> **Given instruction**: Set down the data below without change, skipping the pictures it holds.

□ □ □ □ □

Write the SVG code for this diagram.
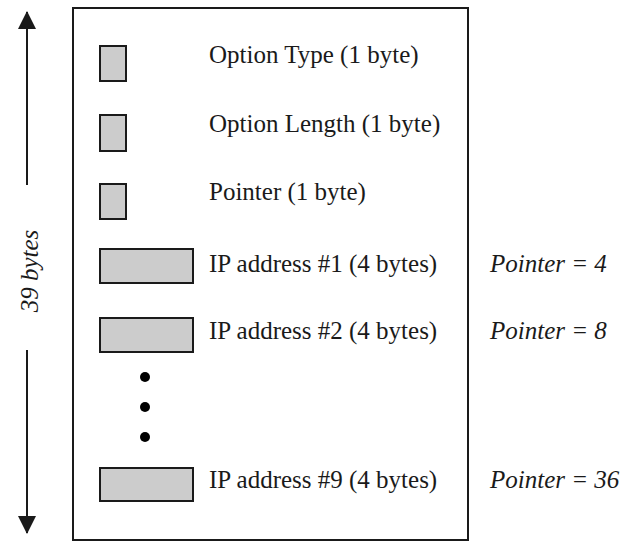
<svg xmlns="http://www.w3.org/2000/svg" width="629" height="541" viewBox="0 0 629 541">
<style>
.box{fill:#cccccc;stroke:#1a1a1a;stroke-width:2}
.t{font-family:"Liberation Serif","Times New Roman",serif;font-size:25px;fill:#1a1a1a}
.i{font-family:"Liberation Serif","Times New Roman",serif;font-size:25px;font-style:italic;fill:#1a1a1a}
.ln{stroke:#1a1a1a;stroke-width:2;fill:none}
</style>
<defs>
<marker id="ah" markerWidth="18" markerHeight="18" refX="17" refY="9" orient="auto" markerUnits="userSpaceOnUse" viewBox="0 0 18 18">
<path d="M0,0 L18,9 L0,18 Z" fill="#1a1a1a"/>
</marker>
</defs>
<rect id="frame" x="73" y="8" width="395" height="532" fill="#fff" stroke="#1a1a1a" stroke-width="2"/>
<g id="connectors">
<line class="ln" x1="27" y1="185" x2="27" y2="12" marker-end="url(#ah)"/>
<line class="ln" x1="27" y1="350" x2="27" y2="533" marker-end="url(#ah)"/>
</g>
<text class="i" transform="translate(38,271) rotate(-90)" text-anchor="middle">39 bytes</text>
<g id="opt-type"><rect class="box" x="100" y="46" width="26" height="35"/><text class="t" x="209" y="63">Option Type (1 byte)</text></g>
<g id="opt-len"><rect class="box" x="100" y="115" width="26" height="36"/><text class="t" x="209" y="132">Option Length (1 byte)</text></g>
<g id="pointer"><rect class="box" x="100" y="184" width="26" height="35"/><text class="t" x="209" y="200">Pointer (1 byte)</text></g>
<g id="ip1"><rect class="box" x="100" y="249" width="93" height="34"/><text class="t" x="209" y="272">IP address #1 (4 bytes)</text><text class="i" x="490" y="272">Pointer = 4</text></g>
<g id="ip2"><rect class="box" x="100" y="318" width="93" height="34"/><text class="t" x="209" y="339">IP address #2 (4 bytes)</text><text class="i" x="490" y="339">Pointer = 8</text></g>
<g id="dots" fill="#000"><circle cx="145" cy="377" r="5"/><circle cx="145" cy="407" r="5"/><circle cx="145" cy="437" r="5"/></g>
<g id="ip9"><rect class="box" x="100" y="468" width="93" height="33"/><text class="t" x="209" y="488">IP address #9 (4 bytes)</text><text class="i" x="490" y="488">Pointer = 36</text></g>
</svg>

□ □ □ □ □

> **Full solution**:
Write the SVG code for this diagram.
<svg xmlns="http://www.w3.org/2000/svg" width="629" height="541" viewBox="0 0 629 541">
<style>
.box{fill:#cccccc;stroke:#1a1a1a;stroke-width:2}
.t{font-family:"Liberation Serif","Times New Roman",serif;font-size:25px;fill:#1a1a1a}
.i{font-family:"Liberation Serif","Times New Roman",serif;font-size:25px;font-style:italic;fill:#1a1a1a}
.ln{stroke:#1a1a1a;stroke-width:2;fill:none}
</style>
<defs>
<marker id="ah" markerWidth="18" markerHeight="18" refX="17" refY="9" orient="auto" markerUnits="userSpaceOnUse" viewBox="0 0 18 18">
<path d="M0,0 L18,9 L0,18 Z" fill="#1a1a1a"/>
</marker>
</defs>
<rect id="frame" x="73" y="8" width="395" height="532" fill="#fff" stroke="#1a1a1a" stroke-width="2"/>
<g id="connectors">
<line class="ln" x1="27" y1="185" x2="27" y2="12" marker-end="url(#ah)"/>
<line class="ln" x1="27" y1="350" x2="27" y2="533" marker-end="url(#ah)"/>
</g>
<text class="i" transform="translate(38,271) rotate(-90)" text-anchor="middle">39 bytes</text>
<g id="opt-type"><rect class="box" x="100" y="46" width="26" height="35"/><text class="t" x="209" y="63">Option Type (1 byte)</text></g>
<g id="opt-len"><rect class="box" x="100" y="115" width="26" height="36"/><text class="t" x="209" y="132">Option Length (1 byte)</text></g>
<g id="pointer"><rect class="box" x="100" y="184" width="26" height="35"/><text class="t" x="209" y="200">Pointer (1 byte)</text></g>
<g id="ip1"><rect class="box" x="100" y="249" width="93" height="34"/><text class="t" x="209" y="272">IP address #1 (4 bytes)</text><text class="i" x="490" y="272">Pointer = 4</text></g>
<g id="ip2"><rect class="box" x="100" y="318" width="93" height="34"/><text class="t" x="209" y="339">IP address #2 (4 bytes)</text><text class="i" x="490" y="339">Pointer = 8</text></g>
<g id="dots" fill="#000"><circle cx="145" cy="377" r="5"/><circle cx="145" cy="407" r="5"/><circle cx="145" cy="437" r="5"/></g>
<g id="ip9"><rect class="box" x="100" y="468" width="93" height="33"/><text class="t" x="209" y="488">IP address #9 (4 bytes)</text><text class="i" x="490" y="488">Pointer = 36</text></g>
</svg>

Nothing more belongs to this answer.